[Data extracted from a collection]

======

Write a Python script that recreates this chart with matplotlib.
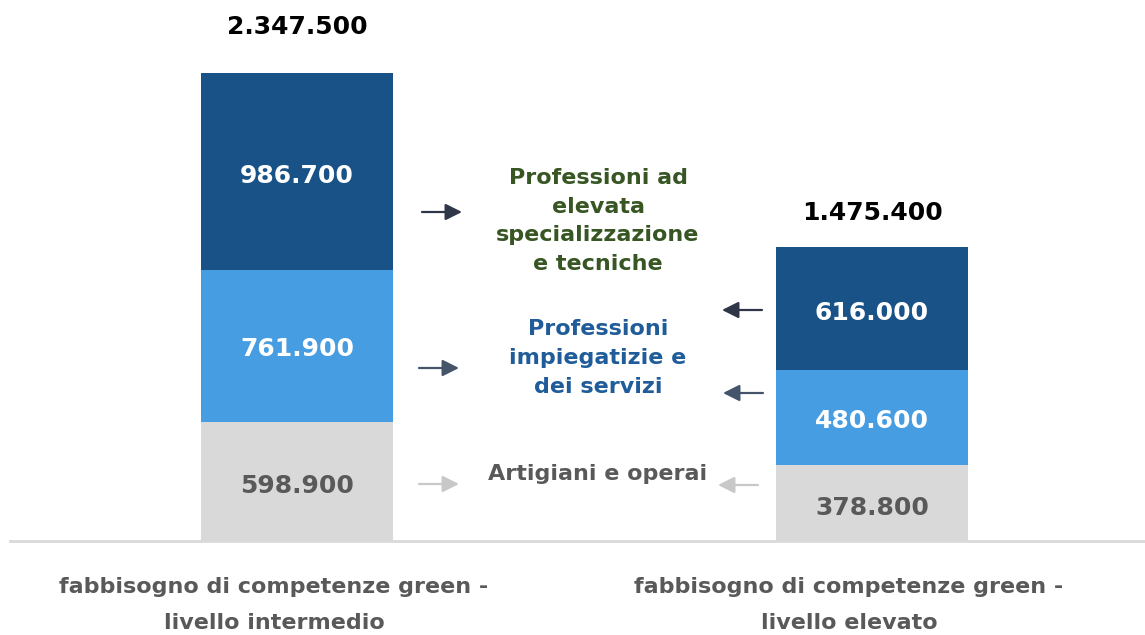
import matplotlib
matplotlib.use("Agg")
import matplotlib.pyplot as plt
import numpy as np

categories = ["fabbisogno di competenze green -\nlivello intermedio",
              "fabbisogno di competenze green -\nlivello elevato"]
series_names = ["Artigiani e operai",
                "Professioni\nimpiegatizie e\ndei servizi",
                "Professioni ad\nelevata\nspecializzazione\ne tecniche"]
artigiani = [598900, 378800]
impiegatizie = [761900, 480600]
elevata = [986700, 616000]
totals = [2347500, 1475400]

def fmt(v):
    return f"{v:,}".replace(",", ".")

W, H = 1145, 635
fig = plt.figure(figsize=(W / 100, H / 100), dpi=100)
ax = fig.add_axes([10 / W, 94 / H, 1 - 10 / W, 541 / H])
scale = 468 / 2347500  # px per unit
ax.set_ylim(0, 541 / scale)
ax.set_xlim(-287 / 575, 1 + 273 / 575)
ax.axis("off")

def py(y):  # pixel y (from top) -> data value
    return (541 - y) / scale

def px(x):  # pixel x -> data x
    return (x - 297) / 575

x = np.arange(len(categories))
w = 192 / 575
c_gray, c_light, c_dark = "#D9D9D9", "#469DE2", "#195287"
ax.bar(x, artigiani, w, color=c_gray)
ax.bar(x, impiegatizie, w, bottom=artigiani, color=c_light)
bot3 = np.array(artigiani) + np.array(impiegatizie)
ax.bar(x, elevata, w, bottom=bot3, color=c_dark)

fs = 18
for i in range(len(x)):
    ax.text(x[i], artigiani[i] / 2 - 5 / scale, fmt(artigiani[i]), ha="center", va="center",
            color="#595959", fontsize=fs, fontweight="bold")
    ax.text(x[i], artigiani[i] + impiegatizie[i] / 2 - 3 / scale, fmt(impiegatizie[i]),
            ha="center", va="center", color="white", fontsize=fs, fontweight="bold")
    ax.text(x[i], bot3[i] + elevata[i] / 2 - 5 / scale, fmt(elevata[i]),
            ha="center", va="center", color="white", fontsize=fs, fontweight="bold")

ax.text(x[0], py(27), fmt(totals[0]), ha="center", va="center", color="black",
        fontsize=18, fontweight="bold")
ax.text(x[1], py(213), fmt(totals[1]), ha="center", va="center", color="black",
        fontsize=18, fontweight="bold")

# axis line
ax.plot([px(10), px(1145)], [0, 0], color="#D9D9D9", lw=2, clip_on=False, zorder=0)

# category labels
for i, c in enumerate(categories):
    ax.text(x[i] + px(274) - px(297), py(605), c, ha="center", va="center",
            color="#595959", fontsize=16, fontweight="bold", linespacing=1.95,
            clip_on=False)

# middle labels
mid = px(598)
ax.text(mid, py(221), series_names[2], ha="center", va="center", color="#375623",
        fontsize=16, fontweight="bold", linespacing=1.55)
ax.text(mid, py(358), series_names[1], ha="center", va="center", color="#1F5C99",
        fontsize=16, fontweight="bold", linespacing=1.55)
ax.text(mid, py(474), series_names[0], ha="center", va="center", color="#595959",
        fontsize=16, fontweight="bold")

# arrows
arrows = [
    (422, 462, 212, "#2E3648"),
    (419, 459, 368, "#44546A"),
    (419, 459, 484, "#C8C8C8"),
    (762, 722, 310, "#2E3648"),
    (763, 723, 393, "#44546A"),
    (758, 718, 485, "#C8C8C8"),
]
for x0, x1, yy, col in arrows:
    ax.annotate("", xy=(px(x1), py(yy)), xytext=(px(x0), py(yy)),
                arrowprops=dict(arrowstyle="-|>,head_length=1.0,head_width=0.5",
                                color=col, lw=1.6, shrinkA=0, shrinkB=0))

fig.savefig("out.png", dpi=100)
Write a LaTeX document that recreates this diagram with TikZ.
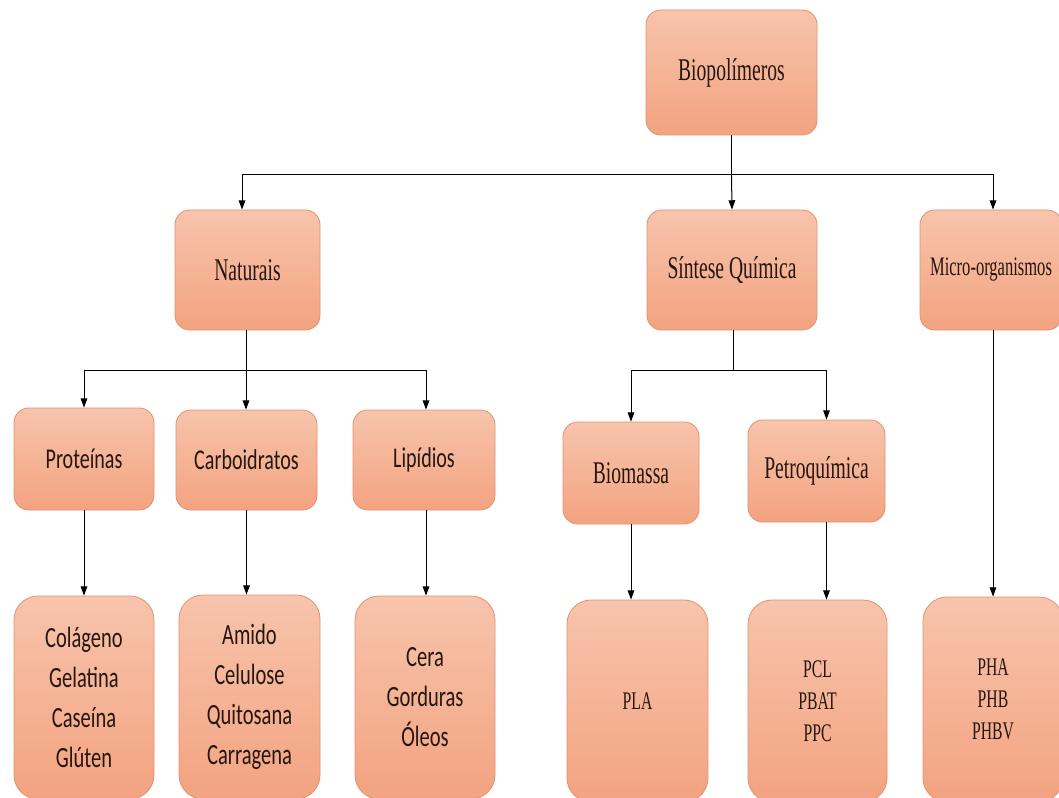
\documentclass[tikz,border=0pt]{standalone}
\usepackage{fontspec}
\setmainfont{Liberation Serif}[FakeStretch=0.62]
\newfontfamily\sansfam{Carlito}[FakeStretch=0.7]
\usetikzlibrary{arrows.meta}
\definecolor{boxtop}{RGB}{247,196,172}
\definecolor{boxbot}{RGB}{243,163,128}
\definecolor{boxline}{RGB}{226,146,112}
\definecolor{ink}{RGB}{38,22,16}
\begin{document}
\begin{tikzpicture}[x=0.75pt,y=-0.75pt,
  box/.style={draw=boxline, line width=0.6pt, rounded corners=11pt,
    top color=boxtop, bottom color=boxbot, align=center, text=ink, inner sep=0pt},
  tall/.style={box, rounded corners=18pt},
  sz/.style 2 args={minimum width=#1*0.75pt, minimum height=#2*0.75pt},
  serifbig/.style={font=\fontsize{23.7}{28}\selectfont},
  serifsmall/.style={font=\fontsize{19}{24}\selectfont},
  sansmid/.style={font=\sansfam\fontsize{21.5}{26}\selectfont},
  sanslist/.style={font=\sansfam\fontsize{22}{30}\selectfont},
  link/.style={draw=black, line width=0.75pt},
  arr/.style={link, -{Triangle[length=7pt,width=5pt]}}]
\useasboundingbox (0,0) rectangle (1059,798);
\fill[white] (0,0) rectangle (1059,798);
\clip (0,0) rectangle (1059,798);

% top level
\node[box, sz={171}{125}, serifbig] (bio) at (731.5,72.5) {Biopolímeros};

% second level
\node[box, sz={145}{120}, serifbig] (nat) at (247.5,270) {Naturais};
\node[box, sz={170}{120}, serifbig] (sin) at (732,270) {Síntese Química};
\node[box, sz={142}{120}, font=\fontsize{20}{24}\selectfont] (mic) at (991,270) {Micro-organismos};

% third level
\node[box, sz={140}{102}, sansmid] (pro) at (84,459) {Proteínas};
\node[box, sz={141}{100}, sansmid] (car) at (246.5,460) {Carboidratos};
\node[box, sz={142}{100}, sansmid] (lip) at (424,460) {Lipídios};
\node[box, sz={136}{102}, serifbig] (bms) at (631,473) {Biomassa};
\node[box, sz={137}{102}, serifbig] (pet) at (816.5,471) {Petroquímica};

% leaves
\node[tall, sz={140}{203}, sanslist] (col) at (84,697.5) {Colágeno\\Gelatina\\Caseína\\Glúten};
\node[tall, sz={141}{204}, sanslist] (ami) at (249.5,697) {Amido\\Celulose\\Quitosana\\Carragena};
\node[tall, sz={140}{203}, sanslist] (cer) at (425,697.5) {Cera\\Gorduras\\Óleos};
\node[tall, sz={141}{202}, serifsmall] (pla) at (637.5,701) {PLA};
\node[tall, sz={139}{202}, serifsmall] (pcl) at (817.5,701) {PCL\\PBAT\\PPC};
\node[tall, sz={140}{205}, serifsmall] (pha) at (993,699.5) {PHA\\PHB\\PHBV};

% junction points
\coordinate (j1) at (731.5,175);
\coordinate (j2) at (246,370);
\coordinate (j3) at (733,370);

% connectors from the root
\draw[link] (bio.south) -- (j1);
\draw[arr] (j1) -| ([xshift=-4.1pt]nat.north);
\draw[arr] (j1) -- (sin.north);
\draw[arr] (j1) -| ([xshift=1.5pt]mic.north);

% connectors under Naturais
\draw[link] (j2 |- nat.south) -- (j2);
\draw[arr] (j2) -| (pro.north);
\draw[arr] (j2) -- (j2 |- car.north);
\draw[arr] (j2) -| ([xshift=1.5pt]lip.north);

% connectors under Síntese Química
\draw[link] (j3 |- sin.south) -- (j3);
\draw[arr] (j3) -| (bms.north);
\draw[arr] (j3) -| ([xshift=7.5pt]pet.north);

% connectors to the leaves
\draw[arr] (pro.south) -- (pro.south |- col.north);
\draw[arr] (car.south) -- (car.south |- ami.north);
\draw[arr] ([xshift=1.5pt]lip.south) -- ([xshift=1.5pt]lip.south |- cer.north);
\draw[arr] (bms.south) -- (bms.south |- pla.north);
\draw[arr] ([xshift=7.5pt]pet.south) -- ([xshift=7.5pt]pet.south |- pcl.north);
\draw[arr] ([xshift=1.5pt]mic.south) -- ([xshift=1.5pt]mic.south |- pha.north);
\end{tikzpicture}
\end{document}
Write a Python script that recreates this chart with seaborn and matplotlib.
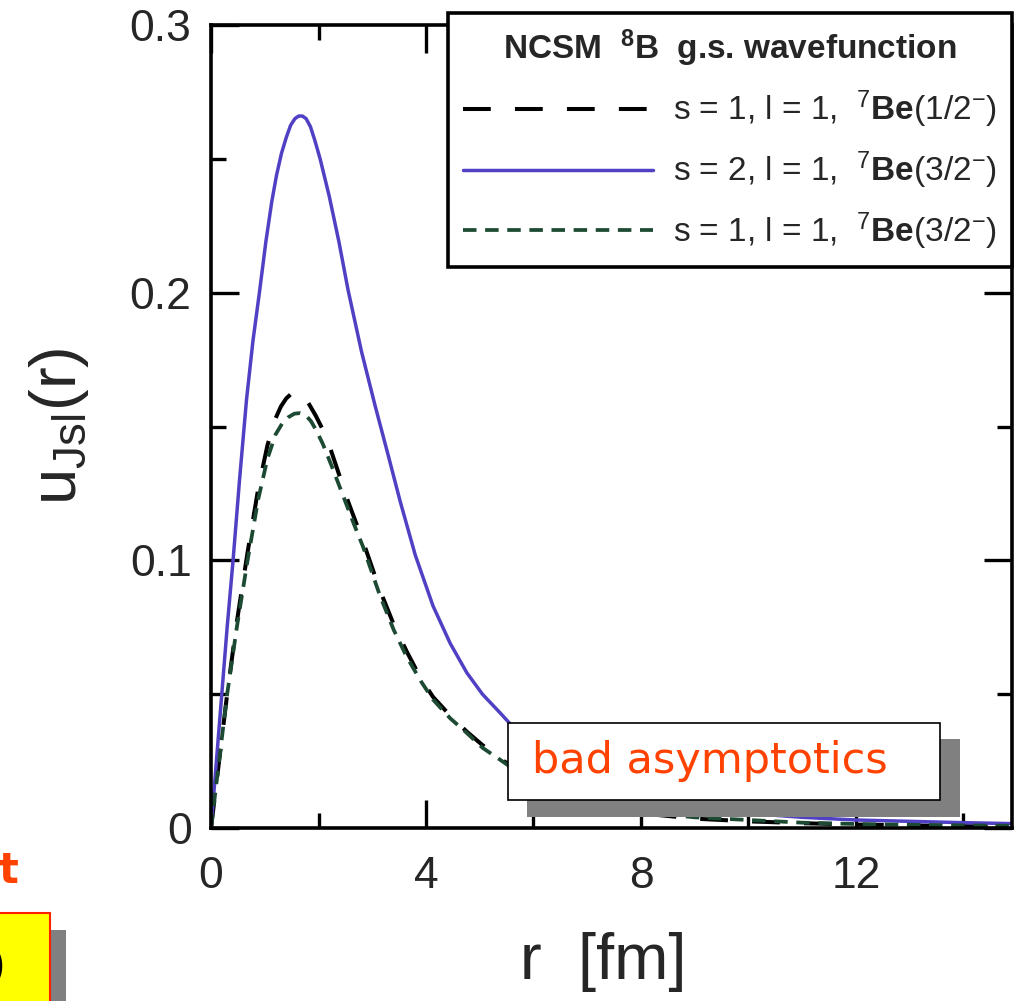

======

◆ THE TASK
Could you repeat exactly the lines from the first one of the records above through the line containing "ax.bar(x, elevata, w, bottom=bot3, color=c_dark)", leaving out any pictures?

◆ EXERCISE SOLUTION
Write a Python script that recreates this chart with matplotlib.
import matplotlib
matplotlib.use("Agg")
import matplotlib.pyplot as plt
import numpy as np

categories = ["fabbisogno di competenze green -\nlivello intermedio",
              "fabbisogno di competenze green -\nlivello elevato"]
series_names = ["Artigiani e operai",
                "Professioni\nimpiegatizie e\ndei servizi",
                "Professioni ad\nelevata\nspecializzazione\ne tecniche"]
artigiani = [598900, 378800]
impiegatizie = [761900, 480600]
elevata = [986700, 616000]
totals = [2347500, 1475400]

def fmt(v):
    return f"{v:,}".replace(",", ".")

W, H = 1145, 635
fig = plt.figure(figsize=(W / 100, H / 100), dpi=100)
ax = fig.add_axes([10 / W, 94 / H, 1 - 10 / W, 541 / H])
scale = 468 / 2347500  # px per unit
ax.set_ylim(0, 541 / scale)
ax.set_xlim(-287 / 575, 1 + 273 / 575)
ax.axis("off")

def py(y):  # pixel y (from top) -> data value
    return (541 - y) / scale

def px(x):  # pixel x -> data x
    return (x - 297) / 575

x = np.arange(len(categories))
w = 192 / 575
c_gray, c_light, c_dark = "#D9D9D9", "#469DE2", "#195287"
ax.bar(x, artigiani, w, color=c_gray)
ax.bar(x, impiegatizie, w, bottom=artigiani, color=c_light)
bot3 = np.array(artigiani) + np.array(impiegatizie)
ax.bar(x, elevata, w, bottom=bot3, color=c_dark)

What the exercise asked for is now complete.